▸ SHORT TASK
Scan the entries below. List each line with "this".

▸ RAW DATA
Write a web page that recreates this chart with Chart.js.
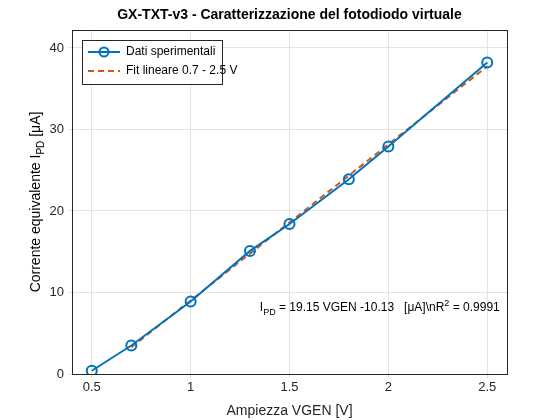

--

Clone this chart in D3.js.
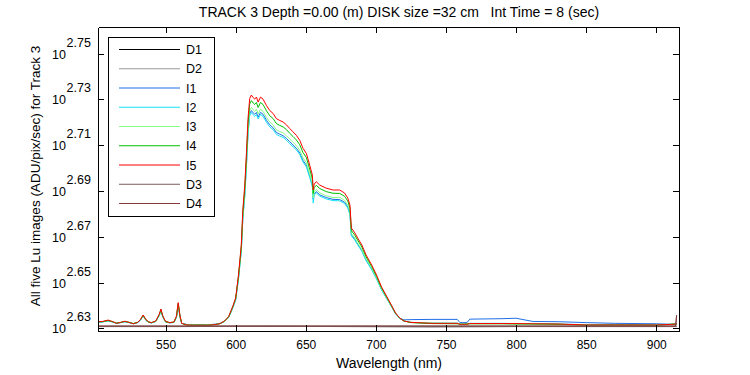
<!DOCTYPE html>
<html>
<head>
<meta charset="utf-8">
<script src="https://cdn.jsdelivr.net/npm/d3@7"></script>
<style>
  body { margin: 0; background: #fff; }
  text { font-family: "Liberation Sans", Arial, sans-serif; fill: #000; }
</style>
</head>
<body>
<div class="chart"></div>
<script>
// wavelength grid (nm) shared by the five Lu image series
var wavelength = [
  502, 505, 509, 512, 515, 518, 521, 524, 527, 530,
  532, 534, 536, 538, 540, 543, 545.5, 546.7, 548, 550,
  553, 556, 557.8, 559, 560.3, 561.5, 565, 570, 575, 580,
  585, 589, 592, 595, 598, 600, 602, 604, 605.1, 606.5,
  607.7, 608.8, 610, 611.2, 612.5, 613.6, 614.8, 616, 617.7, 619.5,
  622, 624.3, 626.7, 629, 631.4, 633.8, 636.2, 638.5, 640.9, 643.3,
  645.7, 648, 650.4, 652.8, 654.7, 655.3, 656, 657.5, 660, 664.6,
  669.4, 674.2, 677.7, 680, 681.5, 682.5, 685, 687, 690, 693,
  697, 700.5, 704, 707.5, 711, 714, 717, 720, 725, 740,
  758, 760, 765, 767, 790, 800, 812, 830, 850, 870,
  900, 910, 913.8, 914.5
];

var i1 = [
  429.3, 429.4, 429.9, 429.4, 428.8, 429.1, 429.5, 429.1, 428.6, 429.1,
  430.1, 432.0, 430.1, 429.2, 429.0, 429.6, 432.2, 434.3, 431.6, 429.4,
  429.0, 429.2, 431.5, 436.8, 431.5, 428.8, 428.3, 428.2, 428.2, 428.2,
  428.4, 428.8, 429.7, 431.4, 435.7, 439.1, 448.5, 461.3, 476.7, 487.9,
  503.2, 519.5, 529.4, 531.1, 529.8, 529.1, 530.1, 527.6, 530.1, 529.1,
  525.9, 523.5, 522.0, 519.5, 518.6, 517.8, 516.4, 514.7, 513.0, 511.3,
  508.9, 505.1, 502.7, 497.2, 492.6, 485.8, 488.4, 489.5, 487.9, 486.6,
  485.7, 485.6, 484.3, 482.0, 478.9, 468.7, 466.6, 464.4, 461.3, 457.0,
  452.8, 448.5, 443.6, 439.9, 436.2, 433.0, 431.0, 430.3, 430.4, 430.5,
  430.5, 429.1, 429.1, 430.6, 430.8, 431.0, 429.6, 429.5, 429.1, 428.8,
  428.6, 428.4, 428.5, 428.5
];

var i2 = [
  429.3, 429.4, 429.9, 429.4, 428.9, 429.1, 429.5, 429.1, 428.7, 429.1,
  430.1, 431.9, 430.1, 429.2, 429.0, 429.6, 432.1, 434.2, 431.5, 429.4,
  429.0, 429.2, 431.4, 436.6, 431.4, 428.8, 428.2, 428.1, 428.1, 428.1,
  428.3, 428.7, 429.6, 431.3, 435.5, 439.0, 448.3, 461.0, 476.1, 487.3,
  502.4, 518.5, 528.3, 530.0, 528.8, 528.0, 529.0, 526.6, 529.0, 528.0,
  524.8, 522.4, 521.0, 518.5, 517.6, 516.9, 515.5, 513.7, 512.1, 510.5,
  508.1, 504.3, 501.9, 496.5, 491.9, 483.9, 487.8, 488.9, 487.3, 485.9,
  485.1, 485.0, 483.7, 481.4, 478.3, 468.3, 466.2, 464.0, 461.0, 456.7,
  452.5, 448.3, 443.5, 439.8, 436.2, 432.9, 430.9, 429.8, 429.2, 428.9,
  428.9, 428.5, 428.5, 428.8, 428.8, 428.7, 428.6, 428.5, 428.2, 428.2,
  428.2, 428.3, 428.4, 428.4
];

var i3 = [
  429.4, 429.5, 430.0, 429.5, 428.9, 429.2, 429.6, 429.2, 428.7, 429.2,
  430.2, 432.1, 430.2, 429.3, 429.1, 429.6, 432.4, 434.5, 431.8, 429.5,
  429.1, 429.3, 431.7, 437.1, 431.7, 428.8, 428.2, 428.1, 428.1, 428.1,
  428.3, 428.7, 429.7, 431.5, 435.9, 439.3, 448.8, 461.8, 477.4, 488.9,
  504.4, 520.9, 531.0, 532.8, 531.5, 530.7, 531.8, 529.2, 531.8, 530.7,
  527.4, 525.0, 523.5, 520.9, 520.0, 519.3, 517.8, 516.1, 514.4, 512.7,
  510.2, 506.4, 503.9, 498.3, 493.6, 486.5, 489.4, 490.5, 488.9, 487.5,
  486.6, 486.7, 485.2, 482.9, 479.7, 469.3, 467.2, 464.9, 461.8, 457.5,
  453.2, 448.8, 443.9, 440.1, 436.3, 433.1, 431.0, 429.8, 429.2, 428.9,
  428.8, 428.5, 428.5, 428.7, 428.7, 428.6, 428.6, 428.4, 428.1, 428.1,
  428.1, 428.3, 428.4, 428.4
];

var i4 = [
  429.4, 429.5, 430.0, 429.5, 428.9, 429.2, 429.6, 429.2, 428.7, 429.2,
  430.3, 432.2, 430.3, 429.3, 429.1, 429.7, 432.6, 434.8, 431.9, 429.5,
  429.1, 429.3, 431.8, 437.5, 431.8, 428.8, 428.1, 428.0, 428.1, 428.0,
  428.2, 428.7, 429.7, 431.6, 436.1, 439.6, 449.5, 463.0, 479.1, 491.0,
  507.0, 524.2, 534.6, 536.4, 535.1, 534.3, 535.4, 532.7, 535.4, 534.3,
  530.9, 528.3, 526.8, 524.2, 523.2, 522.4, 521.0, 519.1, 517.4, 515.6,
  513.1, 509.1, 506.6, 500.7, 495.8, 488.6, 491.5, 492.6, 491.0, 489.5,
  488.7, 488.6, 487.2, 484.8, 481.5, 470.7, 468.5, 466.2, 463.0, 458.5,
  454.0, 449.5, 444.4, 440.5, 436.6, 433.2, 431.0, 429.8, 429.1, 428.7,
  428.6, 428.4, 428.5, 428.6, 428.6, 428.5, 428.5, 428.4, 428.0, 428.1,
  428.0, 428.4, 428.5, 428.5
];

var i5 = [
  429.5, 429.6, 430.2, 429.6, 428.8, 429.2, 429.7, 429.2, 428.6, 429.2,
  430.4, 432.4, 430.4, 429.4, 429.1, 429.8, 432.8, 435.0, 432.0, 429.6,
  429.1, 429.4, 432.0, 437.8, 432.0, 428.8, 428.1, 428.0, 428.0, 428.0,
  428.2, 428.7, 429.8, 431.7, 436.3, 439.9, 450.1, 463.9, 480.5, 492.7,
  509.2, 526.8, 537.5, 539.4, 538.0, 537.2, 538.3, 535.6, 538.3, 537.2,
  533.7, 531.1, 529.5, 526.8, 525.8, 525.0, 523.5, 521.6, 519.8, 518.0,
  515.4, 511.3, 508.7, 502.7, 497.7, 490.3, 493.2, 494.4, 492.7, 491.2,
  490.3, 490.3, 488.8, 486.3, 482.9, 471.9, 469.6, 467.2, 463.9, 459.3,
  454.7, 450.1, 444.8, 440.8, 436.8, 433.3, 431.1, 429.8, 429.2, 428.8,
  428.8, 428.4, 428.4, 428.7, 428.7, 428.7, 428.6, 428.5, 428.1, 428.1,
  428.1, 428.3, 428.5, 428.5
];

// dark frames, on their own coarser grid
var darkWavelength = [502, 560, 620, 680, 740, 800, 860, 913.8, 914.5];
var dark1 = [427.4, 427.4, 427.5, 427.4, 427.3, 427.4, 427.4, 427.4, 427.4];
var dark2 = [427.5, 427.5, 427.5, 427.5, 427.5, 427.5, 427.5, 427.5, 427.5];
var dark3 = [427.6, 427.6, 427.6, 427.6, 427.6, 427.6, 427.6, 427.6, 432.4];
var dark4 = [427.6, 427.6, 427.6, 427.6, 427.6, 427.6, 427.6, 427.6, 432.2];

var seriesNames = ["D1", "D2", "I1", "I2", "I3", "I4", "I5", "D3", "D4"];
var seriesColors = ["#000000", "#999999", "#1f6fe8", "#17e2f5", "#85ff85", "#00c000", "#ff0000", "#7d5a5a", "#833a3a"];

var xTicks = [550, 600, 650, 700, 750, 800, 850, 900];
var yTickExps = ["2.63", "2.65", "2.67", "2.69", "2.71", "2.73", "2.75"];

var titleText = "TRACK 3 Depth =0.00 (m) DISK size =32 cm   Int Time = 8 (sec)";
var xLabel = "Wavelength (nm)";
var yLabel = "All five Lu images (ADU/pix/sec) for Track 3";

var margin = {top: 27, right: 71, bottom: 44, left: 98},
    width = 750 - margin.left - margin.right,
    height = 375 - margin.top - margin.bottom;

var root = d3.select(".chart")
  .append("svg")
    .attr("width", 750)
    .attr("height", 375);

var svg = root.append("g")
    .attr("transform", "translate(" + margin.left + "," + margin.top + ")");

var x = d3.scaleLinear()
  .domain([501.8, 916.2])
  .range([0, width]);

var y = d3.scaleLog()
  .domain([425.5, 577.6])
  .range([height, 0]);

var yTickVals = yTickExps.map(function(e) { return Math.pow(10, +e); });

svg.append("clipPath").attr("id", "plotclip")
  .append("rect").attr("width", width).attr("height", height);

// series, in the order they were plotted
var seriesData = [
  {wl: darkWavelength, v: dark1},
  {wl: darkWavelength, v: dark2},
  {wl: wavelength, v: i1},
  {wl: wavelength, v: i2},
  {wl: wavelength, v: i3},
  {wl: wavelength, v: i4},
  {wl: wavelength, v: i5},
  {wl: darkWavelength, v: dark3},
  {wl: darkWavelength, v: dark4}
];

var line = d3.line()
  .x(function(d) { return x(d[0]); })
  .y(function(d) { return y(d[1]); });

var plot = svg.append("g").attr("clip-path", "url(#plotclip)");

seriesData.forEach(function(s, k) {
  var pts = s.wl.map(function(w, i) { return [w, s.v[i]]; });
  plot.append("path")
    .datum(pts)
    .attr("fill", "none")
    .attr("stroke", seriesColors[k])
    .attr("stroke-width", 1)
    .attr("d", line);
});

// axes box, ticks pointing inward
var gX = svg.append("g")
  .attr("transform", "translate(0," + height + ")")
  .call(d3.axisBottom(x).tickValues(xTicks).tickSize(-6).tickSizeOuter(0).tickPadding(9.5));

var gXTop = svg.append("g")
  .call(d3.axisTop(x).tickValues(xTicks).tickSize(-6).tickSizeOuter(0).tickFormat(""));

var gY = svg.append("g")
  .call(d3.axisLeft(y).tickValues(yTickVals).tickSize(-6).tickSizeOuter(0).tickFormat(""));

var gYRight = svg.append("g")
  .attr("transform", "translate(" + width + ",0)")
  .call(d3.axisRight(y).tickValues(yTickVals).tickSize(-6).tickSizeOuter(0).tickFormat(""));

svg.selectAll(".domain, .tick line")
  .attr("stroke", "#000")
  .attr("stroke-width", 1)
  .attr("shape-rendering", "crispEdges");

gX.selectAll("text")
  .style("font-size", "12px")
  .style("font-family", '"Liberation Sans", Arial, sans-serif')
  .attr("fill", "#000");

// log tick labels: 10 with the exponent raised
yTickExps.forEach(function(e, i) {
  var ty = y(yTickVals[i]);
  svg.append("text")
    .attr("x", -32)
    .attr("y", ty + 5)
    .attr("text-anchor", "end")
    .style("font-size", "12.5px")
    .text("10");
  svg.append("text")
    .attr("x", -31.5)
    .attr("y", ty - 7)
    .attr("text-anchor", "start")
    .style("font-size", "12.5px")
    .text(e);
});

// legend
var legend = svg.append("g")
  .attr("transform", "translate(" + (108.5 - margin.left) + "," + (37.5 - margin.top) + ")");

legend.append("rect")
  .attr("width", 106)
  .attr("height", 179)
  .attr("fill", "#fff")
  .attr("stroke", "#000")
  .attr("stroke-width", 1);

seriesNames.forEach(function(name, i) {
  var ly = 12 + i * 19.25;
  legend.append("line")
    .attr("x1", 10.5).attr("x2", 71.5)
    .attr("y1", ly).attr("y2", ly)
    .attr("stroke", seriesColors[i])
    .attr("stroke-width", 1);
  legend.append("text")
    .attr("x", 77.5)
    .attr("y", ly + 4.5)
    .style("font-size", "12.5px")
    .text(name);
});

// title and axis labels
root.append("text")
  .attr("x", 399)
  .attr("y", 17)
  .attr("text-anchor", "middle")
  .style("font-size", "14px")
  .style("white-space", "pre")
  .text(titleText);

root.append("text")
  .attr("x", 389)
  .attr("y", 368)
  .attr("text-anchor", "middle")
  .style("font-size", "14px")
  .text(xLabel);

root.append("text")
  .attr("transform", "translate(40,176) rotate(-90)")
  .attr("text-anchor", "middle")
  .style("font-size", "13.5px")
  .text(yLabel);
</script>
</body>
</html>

--

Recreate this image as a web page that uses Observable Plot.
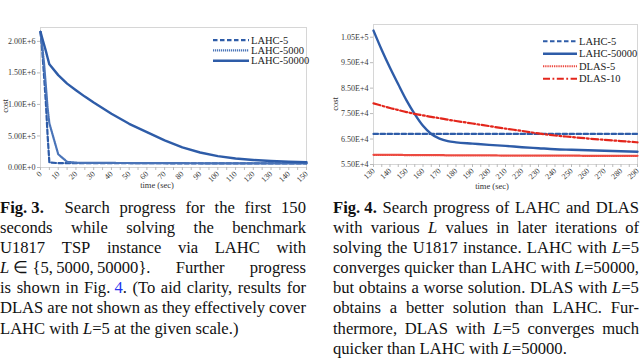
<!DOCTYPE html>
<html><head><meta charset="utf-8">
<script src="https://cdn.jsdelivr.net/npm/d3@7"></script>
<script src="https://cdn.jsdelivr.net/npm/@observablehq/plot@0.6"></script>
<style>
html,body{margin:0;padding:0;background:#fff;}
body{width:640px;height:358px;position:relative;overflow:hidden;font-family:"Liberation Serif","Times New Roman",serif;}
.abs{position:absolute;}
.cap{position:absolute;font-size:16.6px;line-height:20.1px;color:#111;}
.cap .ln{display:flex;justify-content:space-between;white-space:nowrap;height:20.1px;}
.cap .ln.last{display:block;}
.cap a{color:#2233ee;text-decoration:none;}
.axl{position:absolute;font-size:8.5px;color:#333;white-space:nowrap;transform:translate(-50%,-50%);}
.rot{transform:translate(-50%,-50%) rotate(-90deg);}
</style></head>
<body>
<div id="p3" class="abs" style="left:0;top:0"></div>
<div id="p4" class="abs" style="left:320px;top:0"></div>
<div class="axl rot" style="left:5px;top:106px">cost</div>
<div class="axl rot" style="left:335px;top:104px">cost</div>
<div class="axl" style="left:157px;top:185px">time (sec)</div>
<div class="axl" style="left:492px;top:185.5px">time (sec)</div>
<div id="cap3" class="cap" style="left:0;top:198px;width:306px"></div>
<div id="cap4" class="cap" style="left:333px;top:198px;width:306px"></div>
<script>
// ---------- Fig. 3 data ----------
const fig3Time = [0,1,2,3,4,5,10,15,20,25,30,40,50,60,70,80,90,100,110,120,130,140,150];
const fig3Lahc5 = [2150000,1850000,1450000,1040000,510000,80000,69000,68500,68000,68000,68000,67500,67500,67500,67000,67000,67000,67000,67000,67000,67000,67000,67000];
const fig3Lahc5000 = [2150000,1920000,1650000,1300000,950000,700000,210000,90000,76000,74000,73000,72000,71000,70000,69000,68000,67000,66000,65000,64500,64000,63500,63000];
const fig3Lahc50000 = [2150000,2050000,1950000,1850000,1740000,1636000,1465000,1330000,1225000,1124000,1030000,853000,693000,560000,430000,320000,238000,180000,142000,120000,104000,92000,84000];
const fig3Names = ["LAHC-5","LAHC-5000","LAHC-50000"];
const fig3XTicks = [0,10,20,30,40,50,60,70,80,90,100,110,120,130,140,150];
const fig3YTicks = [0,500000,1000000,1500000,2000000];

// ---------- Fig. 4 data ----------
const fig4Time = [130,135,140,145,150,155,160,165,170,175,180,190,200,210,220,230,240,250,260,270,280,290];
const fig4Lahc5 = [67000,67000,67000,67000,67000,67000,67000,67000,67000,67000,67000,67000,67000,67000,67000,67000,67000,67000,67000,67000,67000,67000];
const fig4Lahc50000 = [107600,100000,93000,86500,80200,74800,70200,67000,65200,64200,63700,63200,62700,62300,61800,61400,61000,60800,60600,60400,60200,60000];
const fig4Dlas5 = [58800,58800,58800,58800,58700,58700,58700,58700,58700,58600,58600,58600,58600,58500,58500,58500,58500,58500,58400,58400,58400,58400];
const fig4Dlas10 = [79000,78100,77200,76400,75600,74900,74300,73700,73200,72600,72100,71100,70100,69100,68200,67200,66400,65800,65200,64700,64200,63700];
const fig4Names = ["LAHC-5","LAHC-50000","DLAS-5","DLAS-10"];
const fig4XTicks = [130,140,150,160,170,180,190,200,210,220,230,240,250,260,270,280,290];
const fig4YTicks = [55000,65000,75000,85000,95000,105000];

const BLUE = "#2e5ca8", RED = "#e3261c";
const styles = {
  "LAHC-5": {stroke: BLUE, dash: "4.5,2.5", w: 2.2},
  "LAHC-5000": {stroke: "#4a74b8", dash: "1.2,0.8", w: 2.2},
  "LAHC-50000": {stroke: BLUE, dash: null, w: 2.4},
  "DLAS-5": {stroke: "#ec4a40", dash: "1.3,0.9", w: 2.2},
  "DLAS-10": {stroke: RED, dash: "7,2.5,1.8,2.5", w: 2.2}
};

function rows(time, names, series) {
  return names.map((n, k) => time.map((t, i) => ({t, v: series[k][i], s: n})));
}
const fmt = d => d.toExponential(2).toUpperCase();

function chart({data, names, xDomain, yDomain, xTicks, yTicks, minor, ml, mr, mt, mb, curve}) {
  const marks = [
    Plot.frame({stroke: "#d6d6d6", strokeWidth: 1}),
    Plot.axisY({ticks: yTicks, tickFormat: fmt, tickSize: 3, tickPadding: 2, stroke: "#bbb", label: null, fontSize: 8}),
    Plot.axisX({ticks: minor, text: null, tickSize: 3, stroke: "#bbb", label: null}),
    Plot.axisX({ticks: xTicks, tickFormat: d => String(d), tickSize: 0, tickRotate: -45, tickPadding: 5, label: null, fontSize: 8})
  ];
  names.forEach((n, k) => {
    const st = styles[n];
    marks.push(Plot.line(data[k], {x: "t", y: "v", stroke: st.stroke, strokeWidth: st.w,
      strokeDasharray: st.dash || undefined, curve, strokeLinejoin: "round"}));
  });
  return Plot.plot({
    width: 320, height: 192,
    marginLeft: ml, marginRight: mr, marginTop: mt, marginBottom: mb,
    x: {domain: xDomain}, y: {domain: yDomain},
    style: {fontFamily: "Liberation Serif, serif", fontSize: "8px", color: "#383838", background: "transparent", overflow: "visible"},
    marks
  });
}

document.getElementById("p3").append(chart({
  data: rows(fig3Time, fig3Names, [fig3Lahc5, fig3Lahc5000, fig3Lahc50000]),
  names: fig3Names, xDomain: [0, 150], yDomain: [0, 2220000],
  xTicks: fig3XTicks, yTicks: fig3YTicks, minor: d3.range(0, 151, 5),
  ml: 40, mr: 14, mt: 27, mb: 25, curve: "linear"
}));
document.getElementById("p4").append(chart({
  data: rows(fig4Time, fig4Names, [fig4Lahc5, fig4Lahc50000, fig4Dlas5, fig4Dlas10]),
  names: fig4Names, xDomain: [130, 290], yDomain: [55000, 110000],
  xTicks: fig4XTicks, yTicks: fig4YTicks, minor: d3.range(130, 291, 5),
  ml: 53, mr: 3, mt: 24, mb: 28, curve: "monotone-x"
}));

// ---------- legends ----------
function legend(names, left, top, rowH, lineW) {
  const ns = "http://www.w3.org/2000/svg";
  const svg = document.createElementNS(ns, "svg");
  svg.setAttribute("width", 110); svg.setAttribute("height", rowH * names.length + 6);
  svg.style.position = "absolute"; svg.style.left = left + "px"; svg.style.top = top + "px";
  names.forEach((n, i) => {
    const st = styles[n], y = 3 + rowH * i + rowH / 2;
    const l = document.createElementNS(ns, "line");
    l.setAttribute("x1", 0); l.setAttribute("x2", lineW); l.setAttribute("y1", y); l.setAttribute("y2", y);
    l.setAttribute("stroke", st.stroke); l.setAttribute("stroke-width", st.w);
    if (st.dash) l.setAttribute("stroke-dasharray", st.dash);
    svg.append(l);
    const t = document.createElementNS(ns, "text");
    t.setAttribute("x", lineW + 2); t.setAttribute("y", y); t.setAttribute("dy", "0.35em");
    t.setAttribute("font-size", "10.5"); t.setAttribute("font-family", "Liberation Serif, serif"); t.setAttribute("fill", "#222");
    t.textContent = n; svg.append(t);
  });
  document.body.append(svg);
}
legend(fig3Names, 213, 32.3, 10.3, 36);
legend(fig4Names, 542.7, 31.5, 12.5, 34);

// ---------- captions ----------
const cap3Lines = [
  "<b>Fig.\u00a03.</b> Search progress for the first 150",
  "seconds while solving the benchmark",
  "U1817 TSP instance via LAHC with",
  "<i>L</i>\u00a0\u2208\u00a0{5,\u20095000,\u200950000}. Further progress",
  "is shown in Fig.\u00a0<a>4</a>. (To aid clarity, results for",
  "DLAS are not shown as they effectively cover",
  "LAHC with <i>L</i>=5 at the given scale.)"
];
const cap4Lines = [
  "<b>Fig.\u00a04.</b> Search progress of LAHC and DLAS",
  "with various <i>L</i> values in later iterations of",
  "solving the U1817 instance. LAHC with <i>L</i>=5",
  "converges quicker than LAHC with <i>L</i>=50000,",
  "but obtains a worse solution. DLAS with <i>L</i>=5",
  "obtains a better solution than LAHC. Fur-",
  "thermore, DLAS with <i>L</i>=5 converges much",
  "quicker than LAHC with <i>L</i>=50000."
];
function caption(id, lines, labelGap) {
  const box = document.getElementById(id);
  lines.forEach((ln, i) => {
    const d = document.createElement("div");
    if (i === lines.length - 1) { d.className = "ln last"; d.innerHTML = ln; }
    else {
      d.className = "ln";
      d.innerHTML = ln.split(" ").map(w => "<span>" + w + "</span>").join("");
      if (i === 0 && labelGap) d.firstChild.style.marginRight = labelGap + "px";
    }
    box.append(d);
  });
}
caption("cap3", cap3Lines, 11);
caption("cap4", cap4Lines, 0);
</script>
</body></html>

▸ ANSWER
Write a web page that recreates this chart with Chart.js.
Clone this chart in D3.js.
Recreate this image as a web page that uses Observable Plot.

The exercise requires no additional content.